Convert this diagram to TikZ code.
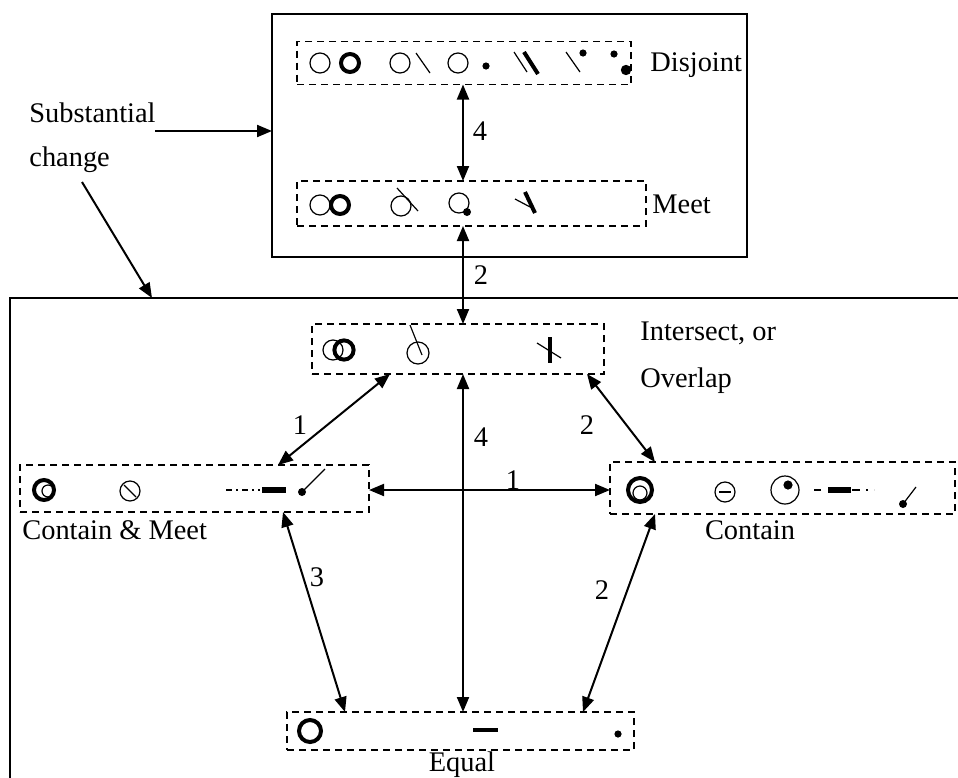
\documentclass[tikz,border=0pt]{standalone}
\usepackage{fontspec}
\setmainfont{Liberation Serif}
\usetikzlibrary{arrows.meta,calc}
\begin{document}
\begin{tikzpicture}[x=0.5pt,y=-0.5pt,
  dbox/.style={draw, dash pattern=on 3.5pt off 2.5pt, line width=0.9pt, inner sep=0pt, outer sep=0pt},
  sbox/.style={draw, line width=1pt, inner sep=0pt, outer sep=0pt},
  lbl/.style={font=\fontsize{14.2}{17}\selectfont, inner sep=0pt},
  arr/.style={line width=1pt, {Triangle[length=7.5pt,width=6pt]}-{Triangle[length=7.5pt,width=6pt]}},
  onearr/.style={line width=1pt, -{Triangle[length=7.5pt,width=6pt]}},
  thn/.style={line width=0.6pt},
  thk/.style={line width=2pt}]
\useasboundingbox (0,0) rectangle (958,777);

% boxes
\node[sbox, minimum width=237.5pt, minimum height=121.5pt] (top) at (509.5,135.5) {};
\node[dbox, minimum width=167pt, minimum height=21.5pt] (dis) at (464,63) {};
\node[dbox, minimum width=174.5pt, minimum height=22.5pt] (meet) at (471.5,203.5) {};
\node[dbox, minimum width=146pt, minimum height=25pt] (int) at (458,349) {};
\node[dbox, minimum width=174.5pt, minimum height=23.5pt] (cm) at (194.5,488.5) {};
\node[dbox, minimum width=172.5pt, minimum height=26pt] (con) at (782.5,488) {};
\node[dbox, minimum width=173.5pt, minimum height=19pt] (eq) at (460.5,731) {};

% big lower frame (cut off by the page)
\coordinate (bl) at (10,298);
\draw[line width=1pt] (960,298) -- (bl) -- (10,790);

% labels
\node[lbl, anchor=base west] (tdis) at (650,71) {Disjoint};
\node[lbl, anchor=base west] (tmeet) at (652,213) {Meet};
\node[lbl, anchor=base west] (tint) at (640,340) {Intersect, or};
\node[lbl, anchor=base west] (tov) at (640,387) {Overlap};
\node[lbl, anchor=base west] (tcm) at (22,539) {Contain \& Meet};
\node[lbl, anchor=base] (tcon) at (750,539) {Contain};
\node[lbl, anchor=base] (teq) at (462,771) {Equal};
\node[lbl, anchor=base west] (ts) at (29,122) {Substantial};
\node[lbl, anchor=base west] (tc) at (29,166) {change};

% arrows
\draw[arr] (dis.south -| 463,0) -- (meet.north -| 463,0);
\node[lbl] (n4a) at (480,131) {4};
\draw[arr] (meet.south -| 463,0) -- (int.north -| 463,0);
\node[lbl] (n2a) at (481,275) {2};
\draw[arr] ($(int.south west)+(78,0)$) -- ($(cm.north west)+(258,0)$);
\node[lbl] (n1a) at (300,425) {1};
\draw[arr] (int.south -| 463,0) -- (eq.north -| 463,0);
\node[lbl] (n4b) at (481,437) {4};
\draw[arr] ($(int.south east)+(-17,0)$) -- ($(con.north west)+(45,0)$);
\node[lbl] (n2b) at (587,425) {2};
\draw[arr] (cm.east |- 0,490) -- (con.west |- 0,490);
\node[lbl] (n1b) at (513,480) {1};
\draw[arr] ($(cm.south west)+(263,0)$) -- ($(eq.north west)+(58,0)$);
\node[lbl] (n3) at (317,577) {3};
\draw[arr] ($(con.south west)+(45,0)$) -- ($(eq.north east)+(-51,0)$);
\node[lbl] (n2c) at (602,590) {2};
\draw[onearr] (155,131) -- (top.west |- 0,131);
\draw[onearr] (82,182) -- (bl -| 152,0);

% Disjoint symbols
\draw[thn] (320,63) circle[radius=5pt];
\draw[thk] (350,63) circle[radius=4.5pt];
\draw[thn] (400,63) circle[radius=5pt];
\draw[thn] (416,53) -- (430,73);
\draw[thn] (458,63) circle[radius=5pt];
\fill (486,66) circle[radius=1.8pt];
\draw[thn] (514,52) -- (527,72);
\draw[thk] (524,52) -- (538,74);
\draw[thn] (566,52) -- (580,72);
\fill (583,53) circle[radius=1.8pt];
\fill (614,54) circle[radius=1.8pt];
\fill (626,70) circle[radius=2.6pt];

% Meet symbols
\draw[thn] (320,205) circle[radius=5pt];
\draw[thk] (340,205) circle[radius=4.5pt];
\draw[thn] (401,206) circle[radius=5pt];
\draw[thn] (397,188) -- (418,211);
\draw[thn] (459,203) circle[radius=5pt];
\fill (467,212) circle[radius=2pt];
\draw[thn] (515,199) -- (532,208);
\draw[thk] (525,192) -- (535,213);

% Intersect symbols
\draw[thn] (333,350) circle[radius=5pt];
\draw[thk] (344,350) circle[radius=4.8pt];
\draw[thn] (418,353) circle[radius=5.5pt];
\draw[thn] (410,325) -- (422,355);
\draw[thk] (550,337) -- (550,363);
\draw[thn] (537,343) -- (561,358);

% Contain & Meet symbols
\draw[thk] (44,490) circle[radius=5pt];
\draw[thn] (48,491) circle[radius=3pt];
\draw[thn] (130,491) circle[radius=5pt];
\draw[thn] (124,485) -- (136,497);
\draw[thn, dash pattern=on 3pt off 2pt on 1pt off 2pt] (226,490) -- (260,490);
\draw[line width=2.6pt] (262,490) -- (286,490);
\fill (302,492) circle[radius=2pt];
\draw[thn] (302,492) -- (325,469);

% Contain symbols
\draw[thk] (640,490) circle[radius=6pt];
\draw[thn] (640,493) circle[radius=3.5pt];
\draw[thn] (725,492) circle[radius=5pt];
\draw[thn] (719,492) -- (731,492);
\draw[thn] (785,490) circle[radius=7pt];
\fill (788,485) circle[radius=2.3pt];
\draw[thn, dash pattern=on 3.5pt off 2.5pt] (814,490) -- (826,490);
\draw[line width=2.6pt] (828,490) -- (851,490);
\draw[thn, dash pattern=on 4pt off 3pt on 1pt off 3pt] (852,490) -- (874,490);
\fill (903,504) circle[radius=2pt];
\draw[thn] (903,504) -- (916,487);

% Equal symbols
\draw[thk] (310,731) circle[radius=5.5pt];
\draw[line width=2.2pt] (473,730) -- (498,730);
\fill (618,734) circle[radius=1.8pt];
\end{tikzpicture}
\end{document}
------------------------
* [Objective] Retype the data above exactly; pictures are not part of the copy.

* [Output of the exercise]
Convert this diagram to TikZ code.
\documentclass[tikz,border=0pt]{standalone}
\usepackage{fontspec}
\setmainfont{Liberation Serif}
\usetikzlibrary{arrows.meta,calc}
\begin{document}
\begin{tikzpicture}[x=0.5pt,y=-0.5pt,
  dbox/.style={draw, dash pattern=on 3.5pt off 2.5pt, line width=0.9pt, inner sep=0pt, outer sep=0pt},
  sbox/.style={draw, line width=1pt, inner sep=0pt, outer sep=0pt},
  lbl/.style={font=\fontsize{14.2}{17}\selectfont, inner sep=0pt},
  arr/.style={line width=1pt, {Triangle[length=7.5pt,width=6pt]}-{Triangle[length=7.5pt,width=6pt]}},
  onearr/.style={line width=1pt, -{Triangle[length=7.5pt,width=6pt]}},
  thn/.style={line width=0.6pt},
  thk/.style={line width=2pt}]
\useasboundingbox (0,0) rectangle (958,777);

% boxes
\node[sbox, minimum width=237.5pt, minimum height=121.5pt] (top) at (509.5,135.5) {};
\node[dbox, minimum width=167pt, minimum height=21.5pt] (dis) at (464,63) {};
\node[dbox, minimum width=174.5pt, minimum height=22.5pt] (meet) at (471.5,203.5) {};
\node[dbox, minimum width=146pt, minimum height=25pt] (int) at (458,349) {};
\node[dbox, minimum width=174.5pt, minimum height=23.5pt] (cm) at (194.5,488.5) {};
\node[dbox, minimum width=172.5pt, minimum height=26pt] (con) at (782.5,488) {};
\node[dbox, minimum width=173.5pt, minimum height=19pt] (eq) at (460.5,731) {};

% big lower frame (cut off by the page)
\coordinate (bl) at (10,298);
\draw[line width=1pt] (960,298) -- (bl) -- (10,790);

% labels
\node[lbl, anchor=base west] (tdis) at (650,71) {Disjoint};
\node[lbl, anchor=base west] (tmeet) at (652,213) {Meet};
\node[lbl, anchor=base west] (tint) at (640,340) {Intersect, or};
\node[lbl, anchor=base west] (tov) at (640,387) {Overlap};
\node[lbl, anchor=base west] (tcm) at (22,539) {Contain \& Meet};
\node[lbl, anchor=base] (tcon) at (750,539) {Contain};
\node[lbl, anchor=base] (teq) at (462,771) {Equal};
\node[lbl, anchor=base west] (ts) at (29,122) {Substantial};
\node[lbl, anchor=base west] (tc) at (29,166) {change};

% arrows
\draw[arr] (dis.south -| 463,0) -- (meet.north -| 463,0);
\node[lbl] (n4a) at (480,131) {4};
\draw[arr] (meet.south -| 463,0) -- (int.north -| 463,0);
\node[lbl] (n2a) at (481,275) {2};
\draw[arr] ($(int.south west)+(78,0)$) -- ($(cm.north west)+(258,0)$);
\node[lbl] (n1a) at (300,425) {1};
\draw[arr] (int.south -| 463,0) -- (eq.north -| 463,0);
\node[lbl] (n4b) at (481,437) {4};
\draw[arr] ($(int.south east)+(-17,0)$) -- ($(con.north west)+(45,0)$);
\node[lbl] (n2b) at (587,425) {2};
\draw[arr] (cm.east |- 0,490) -- (con.west |- 0,490);
\node[lbl] (n1b) at (513,480) {1};
\draw[arr] ($(cm.south west)+(263,0)$) -- ($(eq.north west)+(58,0)$);
\node[lbl] (n3) at (317,577) {3};
\draw[arr] ($(con.south west)+(45,0)$) -- ($(eq.north east)+(-51,0)$);
\node[lbl] (n2c) at (602,590) {2};
\draw[onearr] (155,131) -- (top.west |- 0,131);
\draw[onearr] (82,182) -- (bl -| 152,0);

% Disjoint symbols
\draw[thn] (320,63) circle[radius=5pt];
\draw[thk] (350,63) circle[radius=4.5pt];
\draw[thn] (400,63) circle[radius=5pt];
\draw[thn] (416,53) -- (430,73);
\draw[thn] (458,63) circle[radius=5pt];
\fill (486,66) circle[radius=1.8pt];
\draw[thn] (514,52) -- (527,72);
\draw[thk] (524,52) -- (538,74);
\draw[thn] (566,52) -- (580,72);
\fill (583,53) circle[radius=1.8pt];
\fill (614,54) circle[radius=1.8pt];
\fill (626,70) circle[radius=2.6pt];

% Meet symbols
\draw[thn] (320,205) circle[radius=5pt];
\draw[thk] (340,205) circle[radius=4.5pt];
\draw[thn] (401,206) circle[radius=5pt];
\draw[thn] (397,188) -- (418,211);
\draw[thn] (459,203) circle[radius=5pt];
\fill (467,212) circle[radius=2pt];
\draw[thn] (515,199) -- (532,208);
\draw[thk] (525,192) -- (535,213);

% Intersect symbols
\draw[thn] (333,350) circle[radius=5pt];
\draw[thk] (344,350) circle[radius=4.8pt];
\draw[thn] (418,353) circle[radius=5.5pt];
\draw[thn] (410,325) -- (422,355);
\draw[thk] (550,337) -- (550,363);
\draw[thn] (537,343) -- (561,358);

% Contain & Meet symbols
\draw[thk] (44,490) circle[radius=5pt];
\draw[thn] (48,491) circle[radius=3pt];
\draw[thn] (130,491) circle[radius=5pt];
\draw[thn] (124,485) -- (136,497);
\draw[thn, dash pattern=on 3pt off 2pt on 1pt off 2pt] (226,490) -- (260,490);
\draw[line width=2.6pt] (262,490) -- (286,490);
\fill (302,492) circle[radius=2pt];
\draw[thn] (302,492) -- (325,469);

% Contain symbols
\draw[thk] (640,490) circle[radius=6pt];
\draw[thn] (640,493) circle[radius=3.5pt];
\draw[thn] (725,492) circle[radius=5pt];
\draw[thn] (719,492) -- (731,492);
\draw[thn] (785,490) circle[radius=7pt];
\fill (788,485) circle[radius=2.3pt];
\draw[thn, dash pattern=on 3.5pt off 2.5pt] (814,490) -- (826,490);
\draw[line width=2.6pt] (828,490) -- (851,490);
\draw[thn, dash pattern=on 4pt off 3pt on 1pt off 3pt] (852,490) -- (874,490);
\fill (903,504) circle[radius=2pt];
\draw[thn] (903,504) -- (916,487);

% Equal symbols
\draw[thk] (310,731) circle[radius=5.5pt];
\draw[line width=2.2pt] (473,730) -- (498,730);
\fill (618,734) circle[radius=1.8pt];
\end{tikzpicture}
\end{document}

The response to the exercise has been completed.